Question d'origine :
bonjour,
j'ai entendu un reportage où boris cyrulnik parlait des génocidaires comme des êtres "anormalement normales", d'un point vue psychiatrique comment peut on qualifier cette qualité?
Peut on utiliser ces termes dans un autre contexte?
merci beaucoup pour votre trvail.
Réponse du Guichet
bml_civ
- Département : Civilisation
Le 17/03/2009 à 13h24
Nous ne connaissons pas le contexte de votre citation, nous ne pouvons donc guère en faire le commentaire. Sur le sujet de l’(a)normalité du bourreau, vous pouvez vous reporter à « Bourreaux ordinaires : psychanalyse du meurtre totalitaire » de Guy Laval : « Le passage à l’acte meurtrier n’implique ni mentalité de tueur, ni méchanceté intrinsèque : il est la conséquence de l’activation de certaines potentialités "ordinaires" de notre psychisme… Les sociétés "normales" prohibent le meurtre, aidées en cela par la morale et par la loi, s'appuyant chez l'individu sur l'inhibition par le moi des désirs meurtriers de son propre ça : "L'inconscient contient tout le mal de l'âme humaine", nous prévient Freud. Que se passe-t-il dans la tète de ces gens ordinaires qui les rend aptes à tuer ? Comment leur fonctionnement psychique peut-il être ainsi perturbé ? A partir de Freud, cet ouvrage propose une méthodologie psychanalytique d'investigations de tels phénomènes. »
« En l’absence de dialectique entre la conflictualité sociale et la conflictualité interne, le fonctionnement de l’individu s’éteint, privé d’énergie conflictuelle, et adopte une position de conformisme total. Son moi peut continuer à fonctionner de façon technique, opératoire. Donc à tuer pourvu qu’il soit assuré de l’impunité et que les circonstances s’y prêtent.
Quant au surmoi, mis dans la situation où l’idéal du moi est branché sur les idéaux collectifs, il ne peut plus contrôler l’état de l’objet idéalisé. Il est mis structurellement « hors circuit », puisqu’il ne peut plus construire son jugement à partir d’un moi illusionné, clivé et trompé. » in Revue française de psychanalyse 2006/1 volume 70, article de Geneviève Welsh.
Autre piste de recherche sur le fonctionnement psychique qui permet au comportement génocidaire de s’exercer, vous pouvez lire le passage sur le déni émotionnel dans « Un merveilleux malheur » de Boris Cyrulnik pp 142-148. Vous en trouverez un commentaire dans cette page sur la résilience.

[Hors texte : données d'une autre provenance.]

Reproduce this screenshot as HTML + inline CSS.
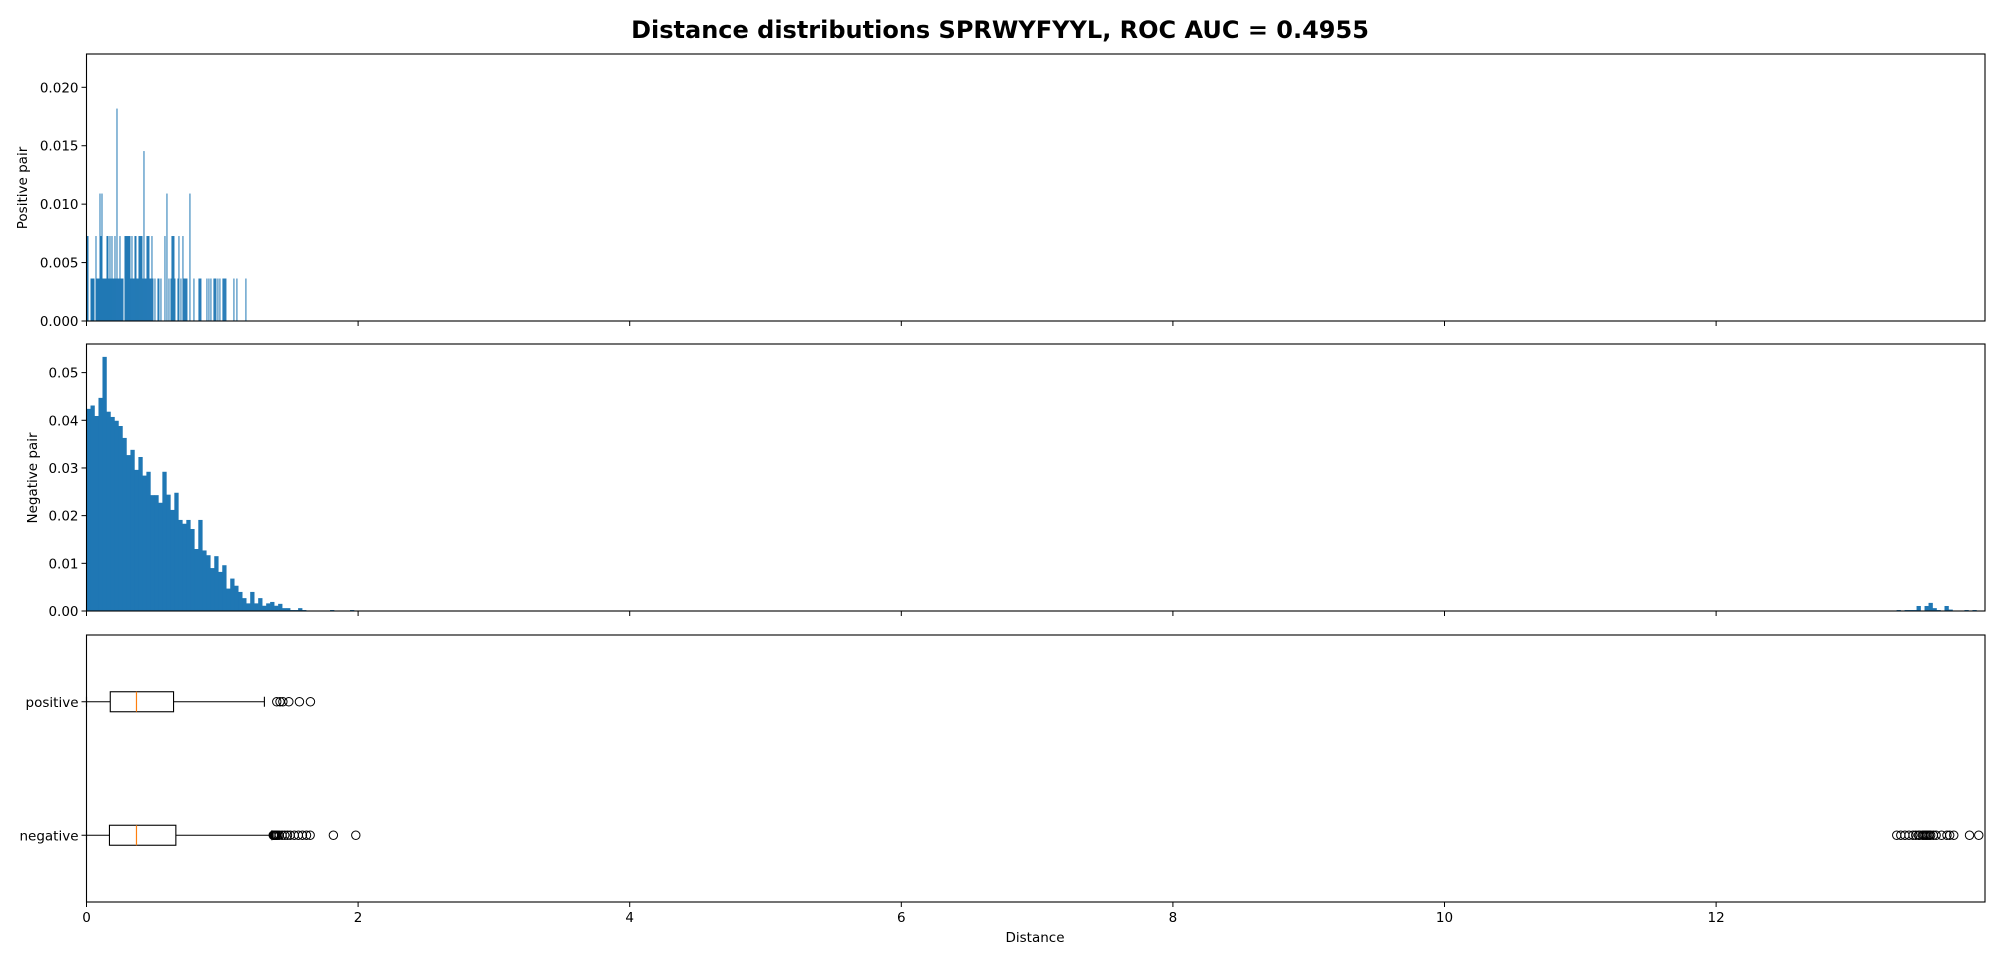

Sans doute peut-on utiliser les notions de « normalité », « anormalité »… dans d’autres contextes :
En psychodynamique, la normopathie désigne la tendance à se conformer excessivement à des normes sociales de comportement sans parvenir à exprimer sa propre subjectivité. Cette personnalité a été décrite par les psychanalystes Joyce McDougall (normopath) et Christopher Bollas (normotic personality). Bollas la décrit comme « l'atténuation et finalement la disparition de la subjectivité, en faveur d'un moi conçu comme un objet matériel parmi les autres produits humains. »
Le psychanalyste Christophe Dejours rapproche la notion de normopathie de celle de « banalité du mal » développée par la philosophe Hannah Arendt à propos d'Adolf Eichmann, l'organisateur de la déportation des Juifs pendant la Seconde Guerre mondiale.
Wikipedia.
Si vous lisez l’anglais, la consultation du site Online Encyclopedia of Mass Violence vous offrira d’autres pistes.